John Harris: Newspaper reporter: ‘A cascade of surreal moments’
Harris, John
‘A cascade of surreal moments’
It was 2:20 A.M. on November 8, and for some five hours we at The Washington Post had been intrigued, irritated, and – I admit it, vastly entertained – by the chaos of Election Night 2000 and the difficulty our colleagues in television journalism were having in getting the story straight.
Now, suddenly, it was our turn to panic. I caught a glimpse of political editor Maralee Schwartz racing by my desk, her voice calling out with alarm to executive editor Leonard Downie across the newsroom. There was a brief huddle, then a blur as Schwartz raced over to the national desk. By moments only, the Post had avoided joining the pack of embarrassed newspapers that prematurely published Bush Wins headlines on their front pages.
Schwartz’s astonishingly fleet newsroom dash may be the lasting image of that night as far as Washington Post lore goes. But for me it was only one in a cascade of surreal moments.
Just after 9 Pm., after the usual flurry before deadline and after my first-edition story had been put to bed, I recall thinking, “I’ll be damned, so it’s going to be Gore after all.” The evening seemed to be on a clear trajectory. The networks had declared Gore the winner in Michigan, Pennsylvania, and … stick a fork in Bush with this one … Florida.
Like a lot of colleagues, I was surprised but not surprised. After spending the final weekend on the campaign trail with the vice president, I was torn between my head, which told me there seemed to be little chance for Gore, and my gut, which told me the energy in his crowds and the effectiveness of Gore’s own presentations were cresting at the right moment.
Little did I know. I soon learned that the networks were recanting their initial Florida prediction. Newspaper people often speak a touch condescendingly about network news, but the fact is that on election nights we have come to rely heavily on it. A board listing states and the projections made by each network hung on the wall by the national desk. All around me, some of the best names in this business – Dave Broder, Dan Balz, Tom Edsall – were having conversations on the theme of What the hell is going on?
After covering President Clinton for five years, my role on this election night was to watch a number of contests the race for Senate in New York and the battles to win the House and Senate, as well as the presidential race – and write an analysis of the 2000 elections as a referendum on the Clinton years. My first edition story was mush: we were able to write definitively that Hillary Clinton had won easily, but could say nothing about the other races. Soon enough it became obvious that the clarity missing in the first edition might not arrive in time for the second edition either.

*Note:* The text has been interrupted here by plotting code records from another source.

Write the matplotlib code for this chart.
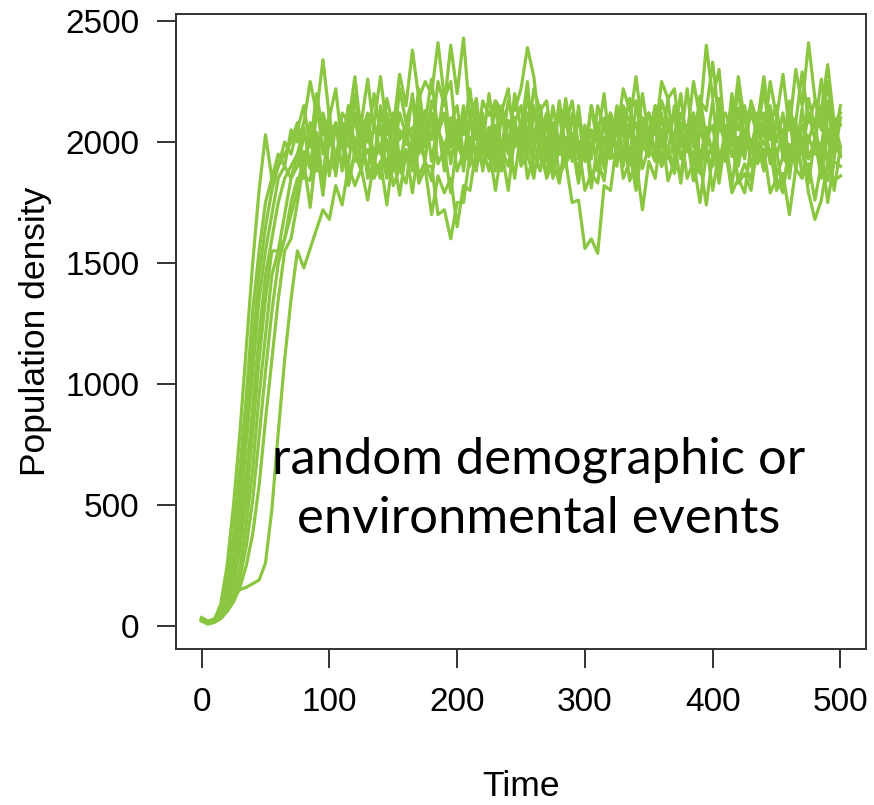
import numpy as np
import matplotlib
matplotlib.use("Agg")
from matplotlib import pyplot as plt

# time axis, one reading every 5 time units
time = np.arange(0, 501, 5)

# population density read off each simulated run (0..75 growth, then 80..500)
run_a = [30, 15, 25, 90, 250, 500, 800, 1150, 1500, 1800, 2030, 1850, 1900, 2000, 1950, 2050,
         2150, 1980, 2180, 1950, 2120, 1900, 2080, 2020, 2200, 1990,
         2060, 1920, 2150, 1980, 1880, 2050, 1990, 2200, 2000, 2090,
         2010, 2250, 2150, 2400, 2200, 2430, 2100, 2180, 1950, 2060,
         1950, 2150, 1990, 2080, 1960, 2200, 2000, 2100, 1950, 2150,
         1980, 2100, 1920, 2150, 1930, 2050, 1880, 2100, 1960, 2150,
         2050, 2180, 1930, 2100, 1960, 2150, 1900, 2060, 2000, 2120,
         2030, 2250, 2100, 2400, 2180, 2300, 1990, 2100, 1950, 2150,
         1960, 2100, 1900, 2150, 2000, 2120, 1920, 2080, 1960, 2120,
         2010, 2150, 1900, 2080, 1950]
run_b = [25, 10, 20, 70, 180, 380, 650, 950, 1300, 1550, 1750, 1850, 1950, 1900, 2050, 2000,
         2080, 2250, 2120, 2340, 2100, 2220, 1980, 2150, 1950, 2100,
         2000, 2200, 2030, 2120, 1960, 2220, 2080, 2180, 1950, 2130,
         1920, 2080, 1880, 2100, 1980, 2150, 1900, 2080, 1990, 2200,
         1980, 2120, 1950, 2200, 2050, 2250, 1950, 2150, 1920, 2080,
         1950, 2150, 1980, 2100, 1920, 2150, 2020, 2200, 1950, 2100,
         1900, 2080, 1990, 2200, 2020, 2150, 1980, 2180, 1930, 2050,
         1960, 2120, 1930, 2060, 1950, 2180, 2030, 2150, 1900, 2050,
         1950, 2120, 2020, 2250, 2100, 2280, 2050, 2300, 2150, 2410,
         2180, 2050, 2250, 2000, 2150]
run_c = [35, 20, 30, 60, 150, 300, 550, 850, 1150, 1450, 1650, 1800, 1900, 1950, 2000, 2080,
         1880, 2080, 1950, 2100, 1860, 2080, 1980, 2150, 1920, 2000,
         1880, 2080, 1950, 2180, 2060, 2280, 2150, 2380, 2180, 2250,
         2200, 2410, 2180, 2250, 1980, 2100, 1950, 2120, 1880, 2050,
         1900, 2120, 2000, 2100, 1920, 2120, 2020, 2150, 1950, 2060,
         1980, 2180, 2000, 2120, 1960, 2150, 1980, 2080, 1930, 2120,
         1950, 2060, 1850, 2050, 1950, 2100, 1900, 2080, 2020, 2200,
         1980, 2080, 1870, 2020, 1960, 2150, 1950, 2200, 2050, 2120,
         1900, 2000, 1880, 2100, 1940, 2050, 1850, 2050, 1960, 2180,
         2060, 2260, 2030, 2080, 1980]
run_d = [20, 8, 15, 50, 120, 260, 470, 760, 1050, 1350, 1550, 1700, 1850, 1900, 1850, 1950,
         2060, 1900, 1980, 1850, 2100, 1920, 2000, 1820, 1960, 1900,
         2100, 1930, 1980, 1850, 1950, 1780, 1960, 1900, 2100, 1900,
         1900, 1700, 1720, 1600, 1750, 1750, 1950, 1880, 2080, 1980,
         2150, 1950, 2030, 1850, 2050, 1980, 2150, 1960, 2020, 1850,
         2020, 1930, 1990, 1830, 2020, 1950, 2080, 1900, 1970, 1900,
         2120, 2020, 2080, 1890, 1980, 1920, 2120, 1930, 2000, 1830,
         2020, 1930, 2110, 1920, 1990, 1830, 2020, 1940, 2140, 1960,
         2010, 1930, 2110, 1920, 1960, 1800, 1980, 1940, 2140, 1930,
         2010, 1850, 2050, 1800, 1980]
run_e = [30, 12, 18, 45, 100, 200, 380, 620, 900, 1200, 1450, 1600, 1750, 1850, 1900, 1950,
         1850, 2050, 1880, 2120, 2020, 2080, 1880, 2100, 2000, 2060,
         1850, 1920, 1880, 2100, 1920, 2120, 2030, 2060, 1860, 1920,
         1840, 2050, 1980, 2070, 1880, 1960, 1920, 2150, 1990, 2060,
         1880, 1960, 1800, 2020, 1950, 2060, 1880, 1950, 1860, 2060,
         1860, 1920, 1750, 1760, 1560, 1600, 1540, 1820, 1800, 2000,
         1920, 1960, 1800, 1990, 1940, 2110, 1920, 1970, 1890, 2080,
         2040, 2120, 1920, 1990, 1800, 1960, 1920, 2020, 1840, 1910,
         1840, 2040, 1990, 2070, 1860, 1940, 1890, 2060, 1860, 1910,
         1760, 1910, 1840, 2010, 1940]
run_f = [28, 15, 22, 40, 90, 170, 320, 520, 800, 1100, 1350, 1550, 1550, 1700, 1850, 1900,
         2020, 1980, 2200, 2040, 2080, 1860, 2050, 1980, 2170, 2080,
         2260, 2040, 2070, 1880, 2090, 2010, 2070, 1880, 2120, 2080,
         2260, 2040, 2110, 2080, 2150, 1940, 2020, 1950, 2170, 2110,
         2170, 2130, 2220, 1980, 2080, 2010, 2220, 2130, 2170, 1980,
         2170, 1960, 2020, 1840, 2050, 1980, 2070, 1890, 2090, 2030,
         2220, 2130, 2170, 1980, 2050, 1960, 2170, 2080, 2120, 1930,
         2020, 1840, 2050, 1980, 2170, 1930, 2020, 1820, 2020, 1930,
         2170, 2080, 2120, 1910, 2100, 2030, 2120, 1880, 2070, 2010,
         2090, 1880, 2120, 2050, 2070]
run_g = [22, 10, 20, 35, 70, 130, 240, 420, 650, 950, 1200, 1450, 1550, 1600, 1750, 1850,
         1860, 1840, 2040, 1840, 1920, 1880, 2070, 1860, 1950, 1880,
         2070, 1850, 1920, 1740, 1950, 1880, 1970, 1790, 1990, 1930,
         2120, 1910, 1970, 1790, 1990, 1930, 2120, 1910, 1970, 1880,
         2070, 1880, 2090, 2010, 2070, 1850, 1950, 1880, 2090, 2030,
         2120, 1910, 1970, 1880, 2070, 1850, 1920, 1840, 2050, 1980,
         2050, 1840, 1920, 1720, 1920, 1850, 2050, 1840, 1920, 1860,
         2050, 1840, 1920, 1740, 1950, 1880, 1970, 1790, 1850, 1790,
         1990, 1910, 1970, 1790, 1850, 1790, 1990, 1910, 1970, 1790,
         1680, 1760, 1920, 1840, 1860]
run_h = [32, 18, 25, 40, 75, 120, 200, 330, 520, 780, 1050, 1300, 1500, 1600, 1700, 1800,
         1960, 1890, 2120, 2030, 2090, 1910, 2120, 2080, 2270, 2030,
         2120, 2080, 2270, 2050, 2120, 1930, 2020, 1950, 2170, 1980,
         2170, 2080, 2120, 1910, 2090, 2030, 2220, 2010, 2070, 1980,
         2170, 2080, 2150, 2130, 2220, 2390, 2270, 2030, 2120, 1930,
         2150, 2080, 2170, 1980, 2050, 1930, 2150, 2050, 2120, 1930,
         2150, 2080, 2270, 2050, 2120, 2030, 2250, 2180, 2220, 2010,
         2220, 1980, 2170, 2130, 2330, 2080, 2120, 2030, 2270, 2080,
         2150, 2080, 2270, 2080, 2150, 1930, 2120, 2080, 2290, 2080,
         2170, 2130, 2320, 2080, 2120]
run_i = [25, 10, 15, 30, 60, 100, 160, 250, 380, 580, 850, 1100, 1350, 1550, 1600, 1750,
         1920, 1730, 1970, 1780, 2020, 1930, 1990, 1910, 2120, 1910,
         1970, 1880, 2120, 2030, 2090, 1880, 2070, 2010, 2220, 2030,
         2120, 2030, 2220, 1980, 2070, 1880, 2090, 2030, 2120, 1930,
         2050, 1980, 2170, 2080, 2150, 1930, 2120, 2030, 2090, 1880,
         1970, 1910, 2120, 1930, 2020, 1810, 1990, 1930, 2120, 2030,
         2120, 1930, 2150, 2080, 2120, 1930, 2020, 1950, 2150, 1980,
         2070, 1980, 2190, 2010, 2070, 1880, 2070, 2010, 2220, 2010,
         2120, 2030, 2220, 2010, 2070, 1980, 2170, 1980, 2020, 1830,
         2020, 1980, 2170, 1930, 2100]
run_j = [30, 12, 20, 40, 80, 120, 150, 160, 175, 190, 260, 480, 800, 1100, 1350, 1550,
         1480, 1560, 1640, 1720, 1680, 1820, 1740, 1900, 1820, 1890,
         1760, 1920, 1850, 2010, 1820, 1890, 1830, 2020, 1830, 1890,
         1700, 1860, 1790, 1850, 1650, 1820, 1800, 1970, 1900, 1970,
         1800, 1970, 1900, 2070, 1900, 1950, 1850, 2050, 1850, 1920,
         1830, 2020, 1950, 1990, 1800, 1870, 1830, 2020, 1970, 2050,
         1850, 1920, 1870, 2050, 2000, 2070, 1900, 1950, 1870, 2050,
         1850, 1920, 1750, 1950, 1900, 2070, 2000, 2020, 1830, 1870,
         1800, 1990, 1930, 1970, 1800, 1870, 1700, 1890, 1850, 2020,
         1950, 1970, 1750, 1920, 1900]

runs = [run_a, run_b, run_c, run_d, run_e, run_f, run_g, run_h, run_i, run_j]

x_ticks = [0, 100, 200, 300, 400, 500]
y_ticks = [0, 500, 1000, 1500, 2000, 2500]

plt.rcParams['font.family'] = ['Liberation Sans', 'DejaVu Sans']

fig = plt.figure(figsize=(8.74, 8.05), dpi=100)
ax = fig.add_axes([0.2014, 0.1938, 0.7895, 0.7888])

for run in runs:
    ax.plot(time, run, color='#8AC640', lw=2.3)

ax.set_xlim(-20, 520)
ax.set_ylim(-95, 2529)
ax.set_xticks(x_ticks)
ax.set_yticks(y_ticks)
ax.tick_params(axis='both', direction='out', length=13.5, width=1.4,
               color='#333333', labelsize=24, pad=13)
ax.tick_params(axis='x', pad=14)
for s in ax.spines.values():
    s.set_color('#333333')
    s.set_linewidth(1.4)

ax.set_xlabel("Time", fontsize=25.5)
ax.set_ylabel("Population density", fontsize=25.5)
ax.xaxis.set_label_coords(0.5, -0.217)
ax.xaxis.label.set_va('center')
ax.yaxis.set_label_coords(-0.204, 0.5)
ax.yaxis.label.set_va('center')

ax.text(264, 566, "random demographic or\nenvironmental events",
        ha='center', va='center', fontsize=36.5, family=['Lato', 'DejaVu Sans'],
        linespacing=1.34, color='black')

fig.savefig("out.png", dpi=100)
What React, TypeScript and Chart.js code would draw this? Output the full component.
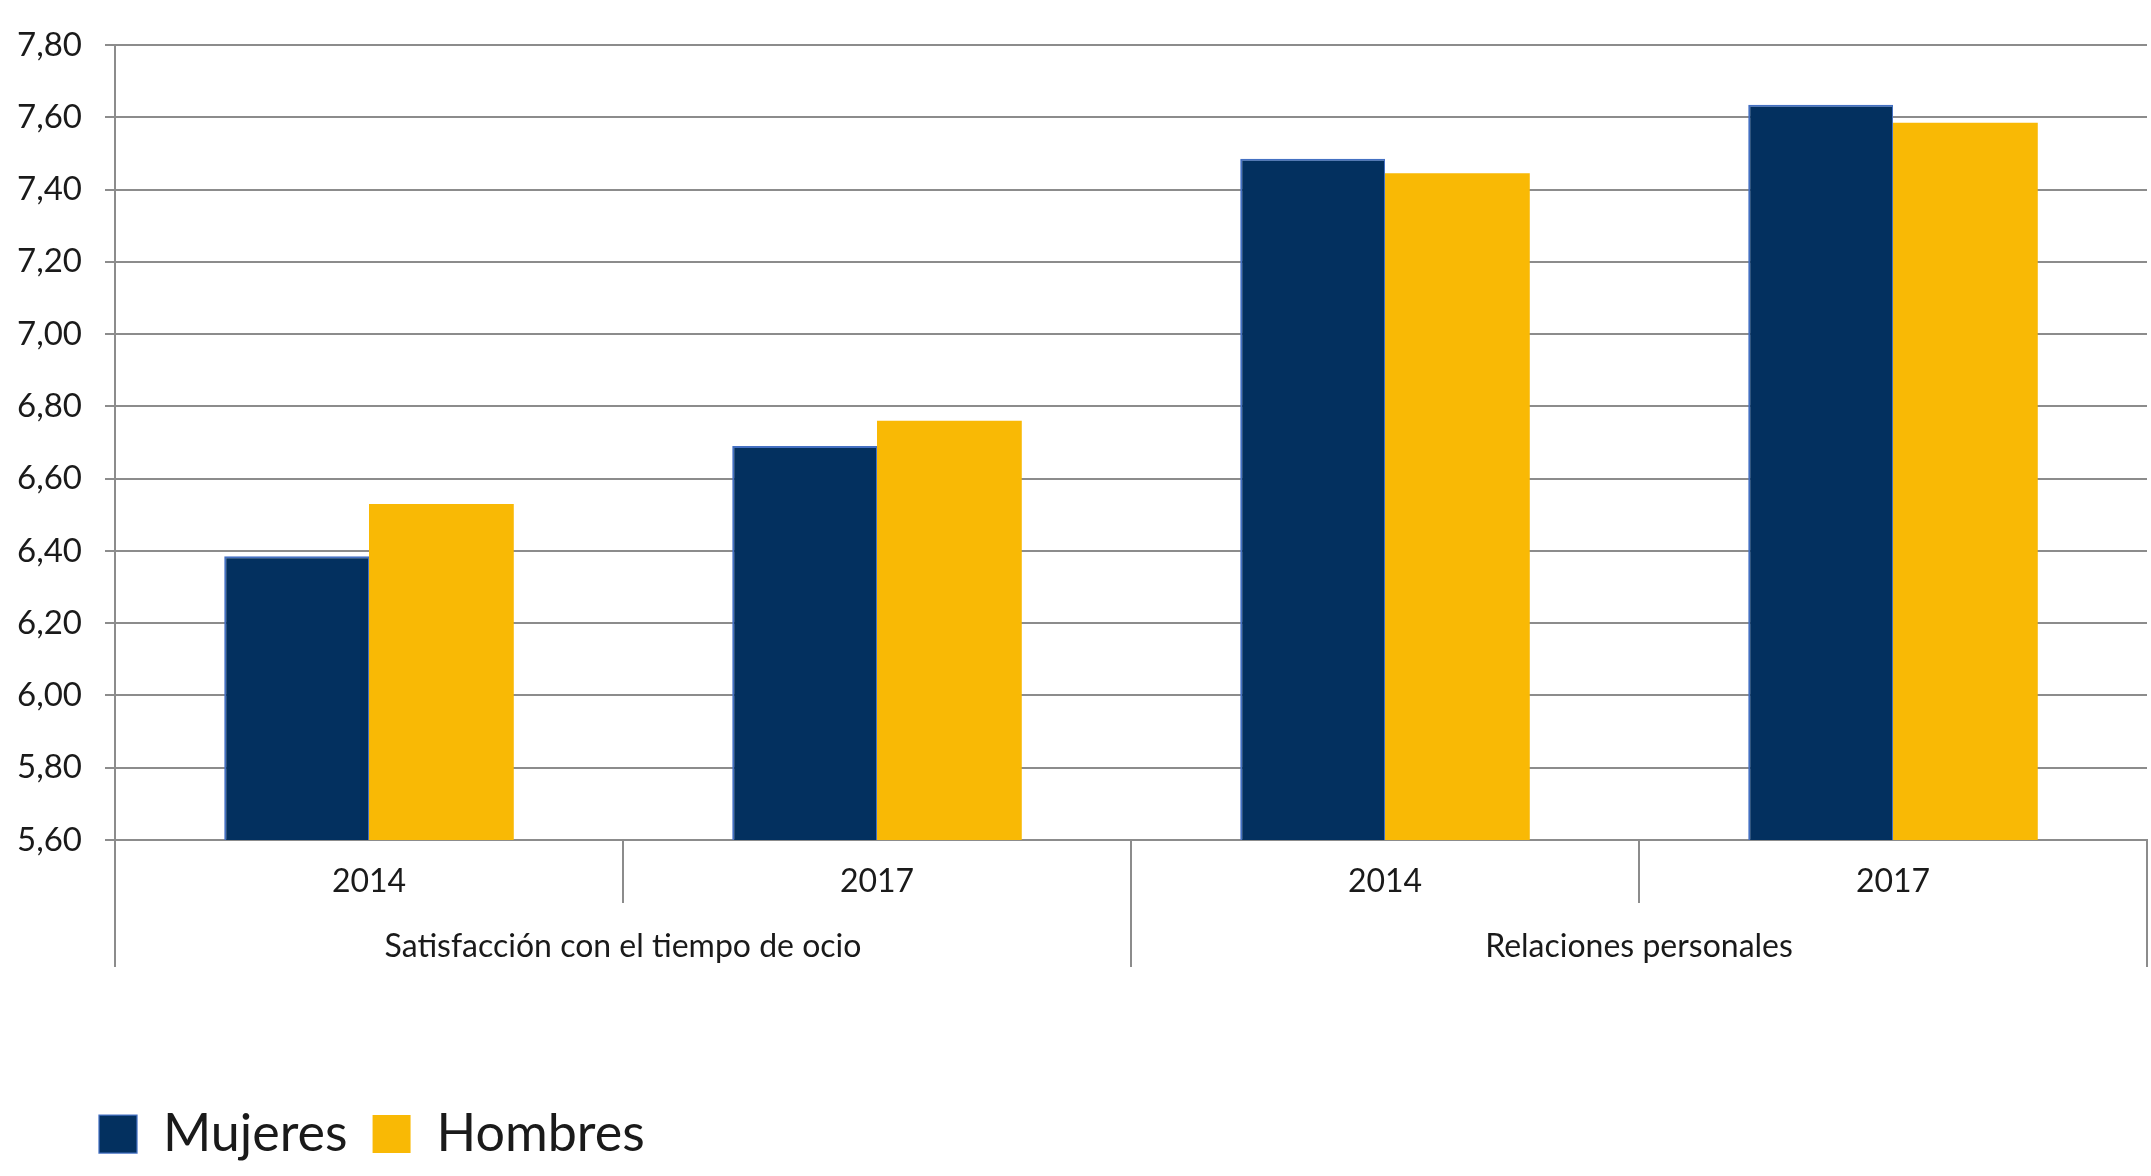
import React, { useEffect, useRef } from "react";
import { Chart, registerables } from "chart.js";

Chart.register(...registerables);

// ---- Data ----
const categories = ["2014", "2017", "2014", "2017"];
const groups = ["Satisfacción con el tiempo de ocio", "Relaciones personales"];
const groupSizes = [2, 2];
const seriesNames = ["Mujeres", "Hombres"];
const mujeres = [6.385, 6.69, 7.485, 7.635];
const hombres = [6.53, 6.76, 7.445, 7.585];
const yMin = 5.6;
const yMax = 7.8;
const yStep = 0.2;

// ---- Styles ----
const FONT = "Lato";
const GRID = "#8c8c8c";
const TEXT = "#1a1a1a";
const NAVY = "#03305f";
const NAVY_BORDER = "#4470c2";
const YELLOW = "#f9b905";
const LEGEND_SHIFT = 74;

const groupAxisPlugin = {
  id: "groupAxis",
  afterLayout(chart: any) {
    const l = chart.legend;
    if (l) {
      l.left += LEGEND_SHIFT;
      l.right += LEGEND_SHIFT;
    }
  },
  afterDraw(chart: any) {
    const x = chart.scales.x;
    const area = chart.chartArea;
    const ctx = chart.ctx;
    const n = categories.length;
    const boundary = (i: number) =>
      i === 0
        ? x.left
        : i === n
        ? x.right
        : (x.getPixelForValue(i - 1) + x.getPixelForValue(i)) / 2;
    const outer = new Set<number>([0]);
    let acc = 0;
    groupSizes.forEach((s) => {
      acc += s;
      outer.add(acc);
    });
    ctx.save();
    ctx.strokeStyle = GRID;
    ctx.lineWidth = 2;
    for (let i = 0; i <= n; i++) {
      const px = Math.round(boundary(i));
      const len = outer.has(i) ? 127 : 63;
      ctx.beginPath();
      ctx.moveTo(px, area.bottom);
      ctx.lineTo(px, area.bottom + len);
      ctx.stroke();
    }
    ctx.fillStyle = TEXT;
    ctx.font = `32px ${FONT}`;
    ctx.textAlign = "center";
    ctx.textBaseline = "middle";
    let start = 0;
    groups.forEach((g, gi) => {
      const end = start + groupSizes[gi];
      const cx = (boundary(start) + boundary(end)) / 2;
      ctx.fillText(g, cx, area.bottom + 107);
      start = end;
    });
    ctx.restore();
  },
};

export default function App() {
  const ref = useRef<HTMLCanvasElement | null>(null);

  useEffect(() => {
    if (!ref.current) return;
    const chart = new Chart(ref.current, {
      type: "bar",
      data: {
        labels: categories,
        datasets: [
          {
            label: seriesNames[0],
            data: mujeres,
            backgroundColor: NAVY,
            borderColor: NAVY_BORDER,
            borderWidth: { top: 2, left: 2, right: 1, bottom: 0 },
            categoryPercentage: 0.57,
            barPercentage: 1.0,
          },
          {
            label: seriesNames[1],
            data: hombres,
            backgroundColor: YELLOW,
            borderWidth: 0,
            categoryPercentage: 0.57,
            barPercentage: 1.0,
          },
        ],
      },
      options: {
        animation: false,
        responsive: true,
        maintainAspectRatio: false,
        layout: { padding: { left: 0, right: 4, top: 45, bottom: 6 } },
        plugins: {
          tooltip: { enabled: false },
          legend: {
            position: "bottom",
            align: "start",
            labels: {
              boxWidth: 38,
              boxHeight: 38,
              padding: 25,
              color: TEXT,
              font: { family: FONT, size: 52 },
            },
          },
        },
        scales: {
          x: {
            grid: { display: false, drawTicks: false },
            border: { display: true, color: GRID, width: 2 },
            ticks: {
              color: TEXT,
              font: { family: FONT, size: 32 },
              padding: 22,
              maxRotation: 0,
            },
            afterFit: (s: any) => {
              s.height = 243;
            },
          },
          y: {
            min: yMin,
            max: yMax,
            grid: { color: GRID, lineWidth: 2, tickLength: 10 },
            border: { display: true, color: GRID, width: 2 },
            ticks: {
              stepSize: yStep,
              color: TEXT,
              padding: 23,
              font: { family: FONT, size: 33 },
              callback: (v: any) => Number(v).toFixed(2).replace(".", ","),
            },
            afterFit: (s: any) => {
              s.width = 115;
            },
          },
        },
      },
      plugins: [groupAxisPlugin],
    });
    return () => chart.destroy();
  }, []);

  return (
    <div style={{ position: "fixed", left: 0, top: 0, width: 2151, height: 1176, background: "#fff" }}>
      <canvas ref={ref} />
    </div>
  );
}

Most outsiders, I suspect, have a mistaken image of what a newsroom is like on Election Day. Like most climactic events, from battles to childbirths, this one is marked mostly by vast amounts of waiting around. Only in the few minutes before an approaching deadline was I especially frantic, as I scrolled wires, kept an ear cocked to the TV, and pressed news aides for the latest information while crafting a lead that captured the most up-to-date information. I hadn’t even bothered to come in until mid-afternoon. When I did, my voicemail was filled with messages from friends and vague acquaintances all pleading for the same favor: exit polling data. Bending the rules, I tried to share the few nuggets I had, but these numbers for the most part illuminated nothing. Then I plunged into the B-matter, the background material that can run no matter what the result.
My frustrations were the least of the newspaper’s challenges on November 7. But my seat in the Post’s fifth-floor newsroom did offer a fascinating perch on both the old world of print journalism and the brave new world of digital journalism. I sit two desks away from Balz, the Post’s chief political correspondent. I sit one desk away from Chuck Babington, lead political writer for the Web site, washingtonpost.com.
All through the night, Babington was on sprint. He filed story after story for our Web site – often new leads every ten minutes or so, as Bush crept up over the top in one state, or Gore cinched another. Immediacy was his pre-eminent value.
All evening long, Balz was in a quandary. While his deadlines were less frequent – essentially four major deadlines between 9 P.M. and 3 A.M. – the consequences of his judgments were more profound. Once something appears on the front page of The Washington Post, it lives forever.
When Schwartz raced over to Downie to report her concerns, he was initially not all that worried. The headline, he noted, did not definitively anoint Bush. But Schwartz warned that they still had a crisis; the lead of Balz’s story had no such hedge. Typing furiously into his computer, a copy editor spiked one story and retrieved the earlier version of Balz’s story that said the election was too close to call.
In the roughly hour-long limbo between thinking Bush had sealed victory and learning he had not, I got a call from an old friend, a Democrat and veteran of the Clinton White House, who was literally in tears of anger over the apparent result. For someone like me, steeped in the journalistic ethic of detachment, the call was a bracing reminder that for some people the race was something more than an exciting contest, more than just a baseball game in extra innings.
John Harris covers the White House for The Washington Post.